23. In any event, mandatory orders are highly exceptional. I respectfully endorse the reasons given by Upper Tribunal Judge Lindsley for refusing the applicant's application of 26 January 2020 for a mandatory order in these terms:
"1. On 26th January 2020 the applicant applied for an order mandating the respondent to grant a 4 month visit visa to enter the UK.
2. I refuse the application for the following reasons. The respondent is offering to consent to the withdrawal of the judicial review and to pay the reasonable costs of the applicant, and to make a further decision on the application within 3 months of the date of the consent order.
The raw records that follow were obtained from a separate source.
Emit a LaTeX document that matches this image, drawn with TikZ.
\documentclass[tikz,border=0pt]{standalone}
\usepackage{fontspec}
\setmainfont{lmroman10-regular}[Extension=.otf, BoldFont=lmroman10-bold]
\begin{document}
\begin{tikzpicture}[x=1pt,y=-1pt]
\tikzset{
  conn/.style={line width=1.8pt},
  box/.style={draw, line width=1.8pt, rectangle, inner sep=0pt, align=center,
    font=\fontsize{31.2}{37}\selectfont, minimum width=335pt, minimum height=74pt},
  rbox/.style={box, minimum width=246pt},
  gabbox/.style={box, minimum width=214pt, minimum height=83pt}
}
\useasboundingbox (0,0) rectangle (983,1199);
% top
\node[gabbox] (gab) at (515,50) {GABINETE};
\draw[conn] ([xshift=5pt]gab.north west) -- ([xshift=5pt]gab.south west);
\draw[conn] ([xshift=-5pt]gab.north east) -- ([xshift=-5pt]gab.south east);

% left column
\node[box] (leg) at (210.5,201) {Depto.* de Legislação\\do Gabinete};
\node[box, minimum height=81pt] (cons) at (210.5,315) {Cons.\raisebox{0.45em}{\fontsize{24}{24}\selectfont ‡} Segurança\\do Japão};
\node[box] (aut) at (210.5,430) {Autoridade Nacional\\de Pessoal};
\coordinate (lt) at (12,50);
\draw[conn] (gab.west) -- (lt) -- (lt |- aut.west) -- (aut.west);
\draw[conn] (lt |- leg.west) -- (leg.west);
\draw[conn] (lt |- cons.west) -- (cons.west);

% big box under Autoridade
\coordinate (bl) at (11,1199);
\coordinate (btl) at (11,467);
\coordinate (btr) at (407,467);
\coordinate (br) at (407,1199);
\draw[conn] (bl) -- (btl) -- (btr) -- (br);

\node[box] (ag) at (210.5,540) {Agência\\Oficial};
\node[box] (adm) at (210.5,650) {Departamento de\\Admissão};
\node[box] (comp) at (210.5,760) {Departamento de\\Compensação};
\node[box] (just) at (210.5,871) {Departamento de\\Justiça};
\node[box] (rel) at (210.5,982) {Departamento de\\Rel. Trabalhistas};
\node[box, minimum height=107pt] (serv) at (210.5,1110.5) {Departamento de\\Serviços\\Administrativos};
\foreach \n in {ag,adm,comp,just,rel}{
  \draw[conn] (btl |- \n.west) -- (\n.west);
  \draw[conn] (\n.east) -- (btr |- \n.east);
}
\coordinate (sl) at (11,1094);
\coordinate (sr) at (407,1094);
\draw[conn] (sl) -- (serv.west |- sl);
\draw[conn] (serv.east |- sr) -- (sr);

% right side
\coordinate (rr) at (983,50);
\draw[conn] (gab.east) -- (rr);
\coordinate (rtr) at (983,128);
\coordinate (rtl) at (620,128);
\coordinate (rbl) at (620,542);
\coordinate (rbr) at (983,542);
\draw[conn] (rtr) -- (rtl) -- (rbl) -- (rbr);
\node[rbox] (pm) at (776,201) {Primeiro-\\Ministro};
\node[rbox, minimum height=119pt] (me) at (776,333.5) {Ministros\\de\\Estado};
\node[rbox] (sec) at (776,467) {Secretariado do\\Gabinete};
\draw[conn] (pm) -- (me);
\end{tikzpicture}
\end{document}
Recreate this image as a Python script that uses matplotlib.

3. The making of a mandatory order that something should happen is very seldomly part of the relief in successful judicial review proceedings, and is only normally utilised to put the applicant back in the same position he or she was in prior to the contended unlawful decision.
4. The most common form of relief for a successful applicant would be quashing (removing) of the unlawful decision and the payment of his or her costs. The applicant has an offer by the respondent which effectively covers these two forms of relief as the applicant is guaranteed a further decision on his application to come to the UK, which will put him in the same position as he would be if the things he has complained about had not happened.
5. It would not therefore be just to make the order requested.
6. The applicant should consider that if he proceeds with a full judicial review hearing rather than agreeing the consent order proposed by the respondent that he may be liable for the respondent's costs from the date of the proposed consent order if he does not succeed in gaining anything further from that hearing.
7. Costs reserved."
24. Mr Zurius did make an allegation of bad faith against the respondent in relation to the second decision. There are several difficulties with that allegation. First, it was not brought in a timely fashion in relation to the decision when it was made. For the reasons I have already given it would be unfair and inappropriate for this Tribunal to permit Mr Zurius to advance significant allegations of that nature at this late stage. Secondly, on the basis of the materials before the Tribunal, I see no basis to conclude that such an argument would be arguable in any event.
25. Drawing this analysis together, this application is dismissed. The challenge has been brought in relation to a decision that no longer exists, and there has been no application to amend the facts and grounds so that judicial consideration may have been given to expanding the scope of the challenge to encompass the 8 July 2020 decision. The substantive claim before the Tribunal is wholly academic. Nothing turns on the facts of this case for any wider cohort of litigants or applicants (although I do not underestimate the disappointment that my decision will be to Mr Zurius personally).
26. The applicant has already been offered by the respondent the relief which he could do no more than hope to receive in these proceedings, namely for his decision to be reconsidered and a fresh decision taken. The respondent offered to do that for the applicant as early as 24 December 2019. The applicant refused that offer as he did all subsequent offers to resolve the proceedings while avoiding the need for this hearing to take place.
27. For those reasons this application for judicial review is dismissed.